Es domingo
y el lugar está desierto. Hace frío y el viento entra por los vidrios rotos de
las ventanas, revolotea en las habitaciones y acelera en los pasillos. El abandono es el dueño del hospital ese día,
sin médicos ni enfermeras, ni visitas ni ángeles de la guarda. No hubo limpieza
y en las baldosas de los corredores hay papeles, bollitos de algodón y
envoltorios que el viento se encargó de arrinconar. La mucama franquera pasa al
lado y los mira sin ver, como a las
telarañas que pendulan en los techos altos y a la tierra que agrisa el blanco
de los azulejos.
María tiene
los ojos vendados desde la cirugía, así que no ve ni la ventana rota, ni las
sábanas amarillentas y gastadas, ni el óxido donde falta la pintura en la cabecera de la cama. Pero tiene
frío y sus ochenta años saben de abandono y soledad.
— ¿Tenés
frío? –pregunta la sobrina.
— Sí, pero
la enfermera dijo que no hay más que una frazada por cama.
La sobrina
se indigna. ¡Todas las camas desocupadas y le niegan otra frazada a una anciana!

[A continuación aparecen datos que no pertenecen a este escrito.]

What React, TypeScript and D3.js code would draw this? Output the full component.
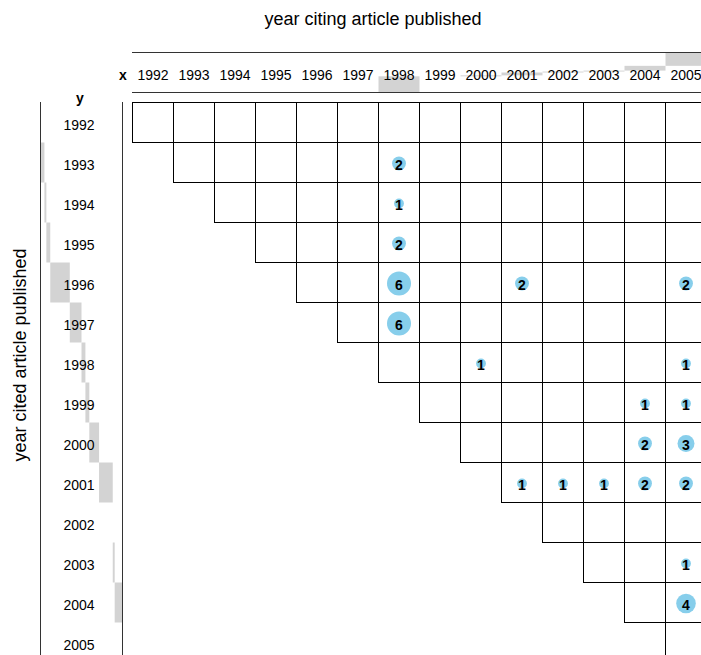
import React from "react";
import * as d3 from "d3";

const years = [1992, 1993, 1994, 1995, 1996, 1997, 1998, 1999, 2000, 2001, 2002, 2003, 2004, 2005];
const citedYear = [1993, 1994, 1995, 1996, 1996, 1996, 1997, 1998, 1998, 1999, 1999, 2000, 2000, 2001, 2001, 2001, 2001, 2001, 2003, 2004];
const citingYear = [1998, 1998, 1998, 1998, 2001, 2005, 1998, 2000, 2005, 2004, 2005, 2004, 2005, 2001, 2002, 2003, 2004, 2005, 2005, 2005];
const counts = [2, 1, 2, 6, 2, 2, 6, 1, 1, 1, 1, 2, 3, 1, 1, 1, 2, 2, 1, 4];

const W = 701;
const H = 655;
const FONT = "'Liberation Sans', Arial, sans-serif";

export default function App() {
  const x = d3.scaleBand<number>().domain(years).range([132.5, 706.5]);
  const y = d3.scaleBand<number>().domain(years).range([102.5, 662.5]);
  const r = d3.scaleSqrt().domain([0, 6]).range([0, 12]);
  const links = counts.map((c, i) => ({ cited: citedYear[i], citing: citingYear[i], n: c }));
  const total = d3.sum(counts);

  const rowTot = years.map((yr) => d3.sum(links.filter((l) => l.cited === yr), (l) => l.n));
  const colTot = years.map((yr) => d3.sum(links.filter((l) => l.citing === yr), (l) => l.n));
  const rowCum = Array.from(d3.cumsum(rowTot));
  const colCum = Array.from(d3.cumsum(colTot));

  const xBar = d3.scaleLinear().domain([0, total]).range([40.5, 122.5]);
  const yBar = d3.scaleLinear().domain([0, total]).range([92.5, 52.5]);

  const bw = x.bandwidth();
  const bh = y.bandwidth();

  return (
    <svg width={W} height={H} style={{ position: "absolute", left: 0, top: 0 }} fontFamily={FONT}>
      <rect x={0} y={0} width={W} height={H} fill="#fff" />
      {/* left cumulative bars */}
      {years.map((yr, i) => {
        const before = i === 0 ? 0 : rowCum[i - 1];
        const after = rowCum[i];
        if (after - before <= 0) return null;
        return (
          <rect key={"lb" + yr} x={xBar(before)} y={y(yr)!} width={xBar(after) - xBar(before)} height={bh} fill="#d3d3d3" />
        );
      })}
      {/* top cumulative bars */}
      {years.map((yr, i) => {
        const before = i === 0 ? 0 : colCum[i - 1];
        const after = colCum[i];
        if (after - before <= 0) return null;
        return (
          <rect key={"tb" + yr} x={x(yr)!} y={yBar(after)} width={bw} height={yBar(before) - yBar(after)} fill="#d3d3d3" />
        );
      })}
      {/* panel lines */}
      <line x1={xBar(0)} x2={xBar(0)} y1={102} y2={H} stroke="#333" strokeWidth={1} />
      <line x1={xBar(total)} x2={xBar(total)} y1={102} y2={H} stroke="#333" strokeWidth={1} />
      <line x1={132} x2={W} y1={yBar(total)} y2={yBar(total)} stroke="#333" strokeWidth={1} />
      <line x1={132} x2={W} y1={yBar(0)} y2={yBar(0)} stroke="#333" strokeWidth={1} />

      {/* grid cells */}
      {years.map((ry, i) =>
        years
          .filter((cy, j) => j >= i)
          .map((cy) => (
            <rect key={ry + "-" + cy} x={x(cy)!} y={y(ry)!} width={bw} height={bh} fill="none" stroke="#000" strokeWidth={1} />
          ))
      )}

      {/* labels */}
      {years.map((yr) => (
        <text key={"xl" + yr} x={x(yr)! + bw / 2} y={75} fontSize={14} textAnchor="middle" dominantBaseline="central" fill="#000">
          {yr}
        </text>
      ))}
      {years.map((yr) => (
        <text key={"yl" + yr} x={79} y={y(yr)! + bh / 2 + 2} fontSize={14} textAnchor="middle" dominantBaseline="central" fill="#000">
          {yr}
        </text>
      ))}
      <text x={123} y={75} fontSize={14} fontWeight="bold" textAnchor="middle" dominantBaseline="central">x</text>
      <text x={80} y={98} fontSize={14} fontWeight="bold" textAnchor="middle" dominantBaseline="central">y</text>

      {/* circles */}
      {links.map((l, i) => {
        const cx = x(l.citing)! + bw / 2;
        const cy = y(l.cited)! + bh / 2 + 1;
        return (
          <g key={"c" + i}>
            <circle cx={cx} cy={cy} r={r(l.n)} fill="#87ceeb" />
            <text x={cx} y={cy + 1.5} fontSize={14} fontWeight="bold" textAnchor="middle" dominantBaseline="central" fill="#000">
              {l.n}
            </text>
          </g>
        );
      })}

      {/* titles */}
      <text x={373} y={19} fontSize={18} textAnchor="middle" dominantBaseline="central">year citing article published</text>
      <text transform="translate(20,355) rotate(-90)" fontSize={18} textAnchor="middle" dominantBaseline="central">year cited article published</text>
    </svg>
  );
}
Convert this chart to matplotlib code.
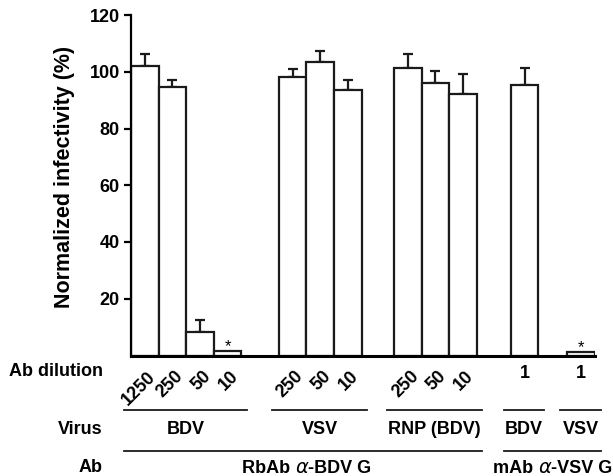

Recorre las habitaciones vacías hasta que encuentra una frazada que, de tan
vieja, ha perdido la lana y solo queda un entramado fibroso que desdeñan hasta
las polillas. La descarta y vuelve llorando bronca y desamparo. En una puerta se lee “solo personal autorizado” , entra y encuentra pilas de frazadas
nuevas. Se lleva dos. La abriga, se sienta en la cama de la tía, y entre las
dos rememoran una vieja foto que muestra a una María joven, veraneando en
Córdoba.
—Tenías
lindas piernas. ¡No te deben haber faltado pretendientes!
—Sí ¡y cómo
me gustaba bailar! Pero antes no se mostraban las piernas como ahora. Sólo en Carnaval,
si el disfraz lo permitía. Yo aprovechaba y me disfrazaba de rumbera, con una
pollera con volados hasta el suelo atrás y adelante las piernas al aire. Había
que ver cómo todos querían bailar conmigo, en aquel entonces.
— ¿Qué te
gustaba bailar?
María se incorpora con una sonrisa en los
labios y canta. Canta un vals. Y después otro y mueve la cabeza hacia un lado y
debajo de la frazadas, los pies hacia el otro. Después le viene a la memoria un
paso doble y mientras canta, levanta los brazos chasqueando los dedos. Ya está
sentada en la cama y tiene las mejillas rosadas y hace abanicos con las manos
en el aire.
— ¿Querés
bailar, tía? Esperá que te pongo las pantuflas—la ayuda a bajarse de la cama y le
anuda las mangas de un saco tejido blanco alrededor del cuello—Vamos afuera que
hay más lugar, así no chocamos con nada.
Salieron del brazo al corredor destemplado.
Todos los grises se encargaban de ensombrecerlo y el tubo fluorescente desde el
techo alto, apenas rasga la oscuridad con su parpadeo moribundo.
Y abrazadas bailaron valsecitos y milongas de
otros tiempos, cantados a voz en cuello.
— ¿Sabés dónde
me parece que estamos?...en la glorieta de la plaza del pueblo, debajo de las
glicinas.
El pasillo se ensanchó en un hexágono
rodeado de seis columnas blancas donde se enroscaban los tallos de las
glicinas. Arriba se trenzaban formando una enramada verde claro cargada de
racimos lilas. El piso era un damero blanco y negro. La gente miraba a las
parejas que danzaban. Las abejas
zumbaban al compás, entre las cabezas de los bailarines y las glicinas. El frío tuvo que irse, derrotado.
—Un,
dos…tres y un, dos…tres y un, dos… No pierdas el paso, nena. ¿Nos miran?
—Sí, tía. Nos miran todos a nosotras.
— ¿Escuchás la orquesta? Vos que ves, mirá
con disimulo. El que toca el violín quiso ser novio mío. Pero yo era muy chica
y tu abuelo no me dejó. Al final se casó con la hija de López. Pero hoy, seguro
que me está mirando las piernas.
—Sí, tía. Te está mirando.
— ¿De qué color son las pantuflas que me
pusiste, nena?
— Son lila, tía, tu color favorito.
— ¡Ay, qué bien que la estoy pasando! Avisame
cuando estés cansada. El domingo que viene ¿me traés de vuelta y bailamos?